▸ INFORMATION SHOWN
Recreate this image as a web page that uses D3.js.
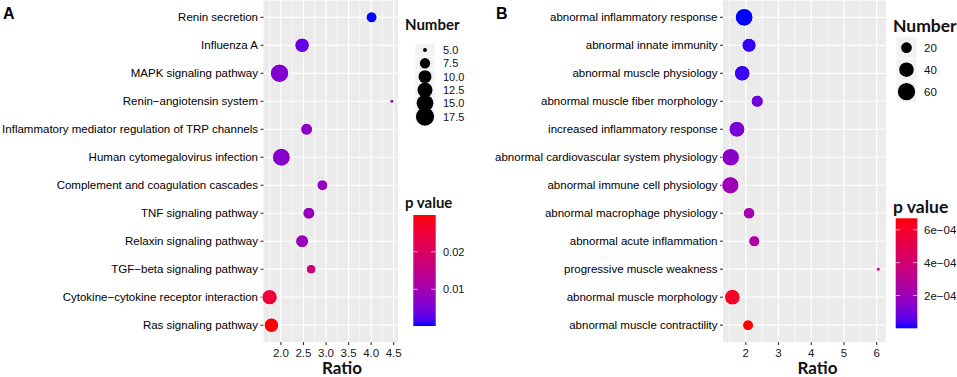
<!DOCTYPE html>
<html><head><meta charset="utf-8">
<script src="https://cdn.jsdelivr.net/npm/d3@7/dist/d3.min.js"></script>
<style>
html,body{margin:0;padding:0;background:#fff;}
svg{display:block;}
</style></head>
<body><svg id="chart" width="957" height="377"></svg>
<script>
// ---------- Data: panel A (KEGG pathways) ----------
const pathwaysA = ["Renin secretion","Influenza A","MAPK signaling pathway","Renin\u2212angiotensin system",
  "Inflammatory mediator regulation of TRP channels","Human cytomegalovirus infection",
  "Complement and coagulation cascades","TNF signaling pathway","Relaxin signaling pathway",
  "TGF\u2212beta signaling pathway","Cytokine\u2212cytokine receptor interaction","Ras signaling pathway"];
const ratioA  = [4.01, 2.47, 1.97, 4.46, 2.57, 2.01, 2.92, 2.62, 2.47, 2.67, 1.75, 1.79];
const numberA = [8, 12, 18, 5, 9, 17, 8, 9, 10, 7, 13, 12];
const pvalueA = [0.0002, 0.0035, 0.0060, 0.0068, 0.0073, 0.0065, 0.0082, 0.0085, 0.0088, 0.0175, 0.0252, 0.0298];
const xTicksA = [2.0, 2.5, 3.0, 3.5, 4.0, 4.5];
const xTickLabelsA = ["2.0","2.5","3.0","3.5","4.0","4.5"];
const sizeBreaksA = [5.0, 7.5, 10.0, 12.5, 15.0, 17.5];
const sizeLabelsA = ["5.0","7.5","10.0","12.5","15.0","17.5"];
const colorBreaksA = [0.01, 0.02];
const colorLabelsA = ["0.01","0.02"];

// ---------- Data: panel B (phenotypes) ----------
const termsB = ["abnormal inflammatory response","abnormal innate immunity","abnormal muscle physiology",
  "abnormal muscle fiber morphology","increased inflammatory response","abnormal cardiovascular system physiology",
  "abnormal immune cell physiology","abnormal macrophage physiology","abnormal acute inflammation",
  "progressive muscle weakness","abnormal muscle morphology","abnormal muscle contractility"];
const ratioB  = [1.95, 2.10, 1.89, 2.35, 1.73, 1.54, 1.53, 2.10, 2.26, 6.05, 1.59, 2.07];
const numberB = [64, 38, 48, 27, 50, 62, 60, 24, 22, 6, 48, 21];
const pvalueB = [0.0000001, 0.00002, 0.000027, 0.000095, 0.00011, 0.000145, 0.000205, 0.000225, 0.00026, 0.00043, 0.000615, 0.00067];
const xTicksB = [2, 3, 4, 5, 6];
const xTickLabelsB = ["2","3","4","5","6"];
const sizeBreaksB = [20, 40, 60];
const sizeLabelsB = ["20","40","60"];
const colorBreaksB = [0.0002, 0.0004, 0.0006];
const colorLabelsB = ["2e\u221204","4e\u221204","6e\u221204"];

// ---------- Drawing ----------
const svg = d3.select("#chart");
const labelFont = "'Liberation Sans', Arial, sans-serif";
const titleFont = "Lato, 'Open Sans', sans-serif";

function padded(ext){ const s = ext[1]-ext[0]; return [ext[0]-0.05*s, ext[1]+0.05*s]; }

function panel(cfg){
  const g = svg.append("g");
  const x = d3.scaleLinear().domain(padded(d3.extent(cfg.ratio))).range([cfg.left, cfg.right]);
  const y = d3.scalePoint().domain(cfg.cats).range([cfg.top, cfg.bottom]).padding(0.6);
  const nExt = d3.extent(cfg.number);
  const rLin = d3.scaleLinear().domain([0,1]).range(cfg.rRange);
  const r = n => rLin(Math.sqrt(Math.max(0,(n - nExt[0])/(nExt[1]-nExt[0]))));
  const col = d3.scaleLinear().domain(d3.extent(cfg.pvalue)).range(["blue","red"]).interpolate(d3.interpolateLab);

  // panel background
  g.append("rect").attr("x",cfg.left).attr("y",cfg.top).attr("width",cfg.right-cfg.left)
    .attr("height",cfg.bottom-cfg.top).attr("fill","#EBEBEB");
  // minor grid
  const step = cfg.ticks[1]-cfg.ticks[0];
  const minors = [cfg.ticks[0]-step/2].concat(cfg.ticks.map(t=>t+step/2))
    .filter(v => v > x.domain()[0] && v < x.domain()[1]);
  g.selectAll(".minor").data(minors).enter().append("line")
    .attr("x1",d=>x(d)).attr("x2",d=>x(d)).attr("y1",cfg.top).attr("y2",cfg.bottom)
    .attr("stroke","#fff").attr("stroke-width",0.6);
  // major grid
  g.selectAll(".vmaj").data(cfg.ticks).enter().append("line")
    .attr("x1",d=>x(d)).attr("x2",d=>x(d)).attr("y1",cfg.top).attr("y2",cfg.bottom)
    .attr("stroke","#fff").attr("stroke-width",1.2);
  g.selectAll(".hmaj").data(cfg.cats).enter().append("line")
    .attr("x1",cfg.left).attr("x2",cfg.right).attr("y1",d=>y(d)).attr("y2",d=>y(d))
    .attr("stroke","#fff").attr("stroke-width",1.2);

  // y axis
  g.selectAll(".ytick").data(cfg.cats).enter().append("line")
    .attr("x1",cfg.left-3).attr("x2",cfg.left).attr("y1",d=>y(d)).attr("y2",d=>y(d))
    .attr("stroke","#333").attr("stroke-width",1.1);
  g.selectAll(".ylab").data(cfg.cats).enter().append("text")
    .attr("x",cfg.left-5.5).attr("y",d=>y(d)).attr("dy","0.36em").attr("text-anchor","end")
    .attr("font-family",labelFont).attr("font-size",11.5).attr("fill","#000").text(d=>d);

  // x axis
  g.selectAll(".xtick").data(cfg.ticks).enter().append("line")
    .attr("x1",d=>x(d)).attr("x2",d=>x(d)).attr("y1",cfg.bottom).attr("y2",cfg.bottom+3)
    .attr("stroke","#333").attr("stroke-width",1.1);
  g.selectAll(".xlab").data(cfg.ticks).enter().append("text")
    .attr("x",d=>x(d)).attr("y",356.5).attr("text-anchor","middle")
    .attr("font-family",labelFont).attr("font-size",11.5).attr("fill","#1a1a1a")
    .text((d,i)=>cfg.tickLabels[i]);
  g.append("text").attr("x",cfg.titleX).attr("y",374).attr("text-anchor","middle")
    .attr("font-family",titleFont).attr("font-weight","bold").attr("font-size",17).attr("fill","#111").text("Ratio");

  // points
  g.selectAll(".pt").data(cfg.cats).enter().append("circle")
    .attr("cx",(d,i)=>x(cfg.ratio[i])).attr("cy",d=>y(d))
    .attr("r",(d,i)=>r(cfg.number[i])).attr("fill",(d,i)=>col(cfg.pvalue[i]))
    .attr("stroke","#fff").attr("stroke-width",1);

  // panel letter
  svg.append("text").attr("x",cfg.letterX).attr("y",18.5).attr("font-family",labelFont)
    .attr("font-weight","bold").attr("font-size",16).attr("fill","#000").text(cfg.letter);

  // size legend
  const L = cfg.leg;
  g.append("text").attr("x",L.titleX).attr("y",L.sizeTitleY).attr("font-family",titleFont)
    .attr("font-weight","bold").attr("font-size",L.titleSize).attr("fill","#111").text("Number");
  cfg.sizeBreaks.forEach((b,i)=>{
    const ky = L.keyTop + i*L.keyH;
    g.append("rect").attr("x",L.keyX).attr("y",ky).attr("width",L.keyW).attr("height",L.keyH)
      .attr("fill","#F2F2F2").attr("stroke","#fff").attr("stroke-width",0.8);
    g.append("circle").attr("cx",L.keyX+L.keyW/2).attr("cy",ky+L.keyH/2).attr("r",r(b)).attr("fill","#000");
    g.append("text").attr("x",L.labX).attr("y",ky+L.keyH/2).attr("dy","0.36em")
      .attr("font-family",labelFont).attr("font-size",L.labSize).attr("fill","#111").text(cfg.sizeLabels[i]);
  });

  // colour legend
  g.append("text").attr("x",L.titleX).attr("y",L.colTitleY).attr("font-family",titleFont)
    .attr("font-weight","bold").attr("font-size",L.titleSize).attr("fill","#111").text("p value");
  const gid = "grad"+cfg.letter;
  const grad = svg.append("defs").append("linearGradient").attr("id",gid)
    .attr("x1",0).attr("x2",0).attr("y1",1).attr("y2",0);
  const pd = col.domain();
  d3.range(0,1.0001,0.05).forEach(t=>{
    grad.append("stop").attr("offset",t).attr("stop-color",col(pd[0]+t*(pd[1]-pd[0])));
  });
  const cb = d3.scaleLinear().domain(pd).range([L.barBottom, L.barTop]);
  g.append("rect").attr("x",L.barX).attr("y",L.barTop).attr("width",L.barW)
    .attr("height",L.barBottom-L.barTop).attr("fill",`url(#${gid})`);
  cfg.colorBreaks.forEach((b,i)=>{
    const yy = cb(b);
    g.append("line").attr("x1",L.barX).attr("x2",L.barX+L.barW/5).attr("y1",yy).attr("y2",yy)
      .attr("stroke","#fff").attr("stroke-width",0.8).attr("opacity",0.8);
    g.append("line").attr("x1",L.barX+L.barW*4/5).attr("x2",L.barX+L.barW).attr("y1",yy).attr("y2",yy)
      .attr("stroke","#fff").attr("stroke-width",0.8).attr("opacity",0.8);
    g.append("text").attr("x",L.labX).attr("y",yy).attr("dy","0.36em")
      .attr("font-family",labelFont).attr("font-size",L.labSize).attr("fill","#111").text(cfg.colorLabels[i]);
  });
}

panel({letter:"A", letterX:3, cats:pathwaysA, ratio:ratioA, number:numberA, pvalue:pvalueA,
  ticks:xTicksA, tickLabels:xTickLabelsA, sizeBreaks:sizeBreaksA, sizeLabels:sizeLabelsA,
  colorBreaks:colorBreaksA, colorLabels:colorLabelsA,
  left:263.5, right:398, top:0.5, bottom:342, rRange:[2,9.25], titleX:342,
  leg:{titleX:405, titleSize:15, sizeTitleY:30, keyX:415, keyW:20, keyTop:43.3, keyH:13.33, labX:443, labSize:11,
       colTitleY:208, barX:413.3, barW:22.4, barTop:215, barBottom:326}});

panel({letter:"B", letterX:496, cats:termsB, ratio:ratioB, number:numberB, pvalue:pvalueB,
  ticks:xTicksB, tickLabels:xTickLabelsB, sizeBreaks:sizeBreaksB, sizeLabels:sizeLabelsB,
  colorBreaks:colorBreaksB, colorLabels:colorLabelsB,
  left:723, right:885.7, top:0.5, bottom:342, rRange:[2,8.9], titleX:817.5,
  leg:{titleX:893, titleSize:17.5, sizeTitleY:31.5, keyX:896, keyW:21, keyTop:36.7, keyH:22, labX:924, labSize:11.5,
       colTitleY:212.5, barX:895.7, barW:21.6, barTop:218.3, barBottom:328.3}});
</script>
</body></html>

==

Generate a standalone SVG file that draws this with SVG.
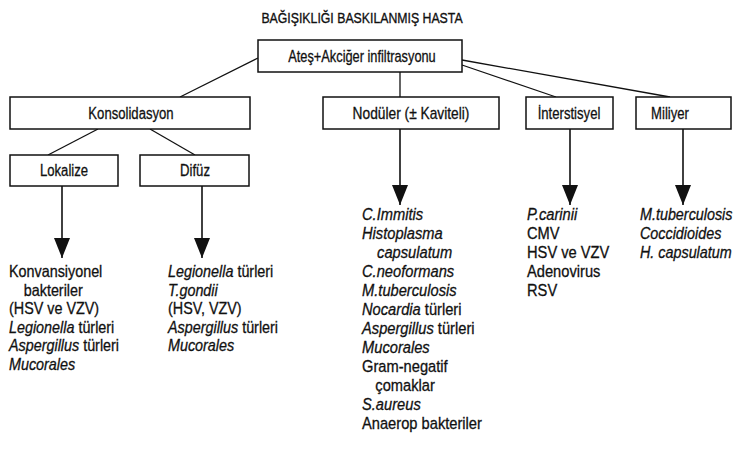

---

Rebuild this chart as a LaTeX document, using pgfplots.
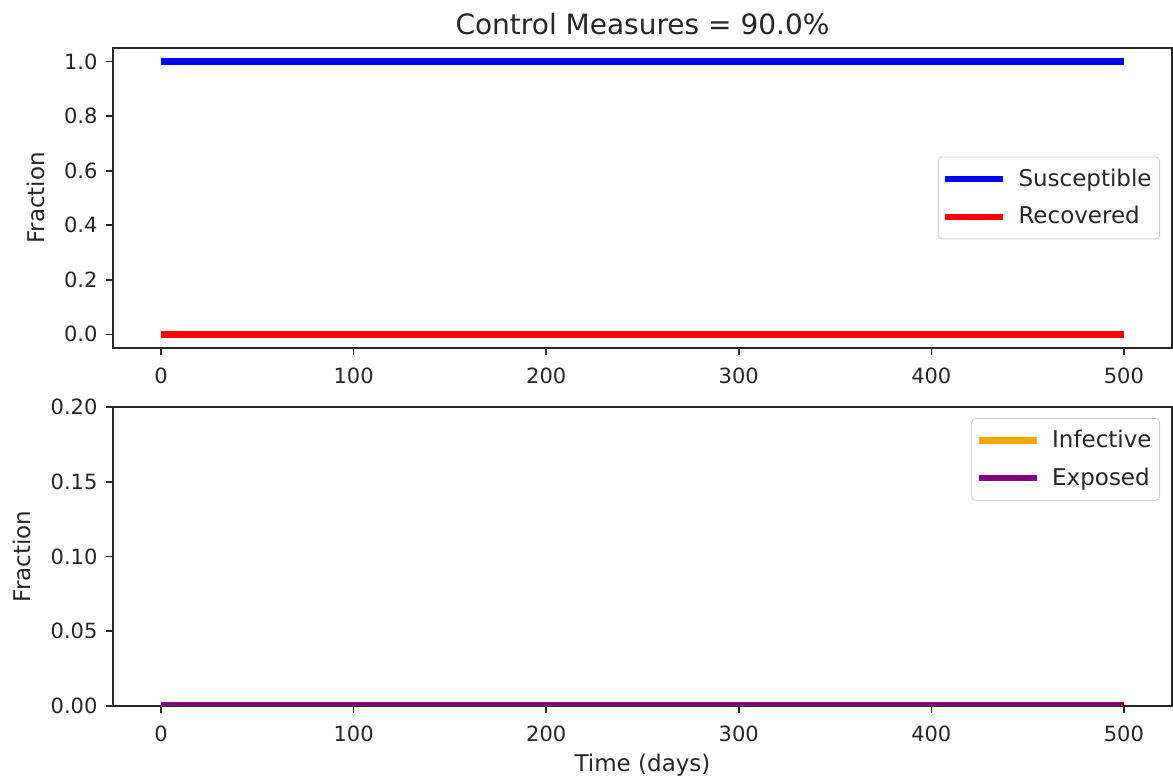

▸ SHORT PROBLEM
Check every line of the material for the string "this" and give the number of lines that have it, without anything else.

▸ EXERCISE SOLUTION
3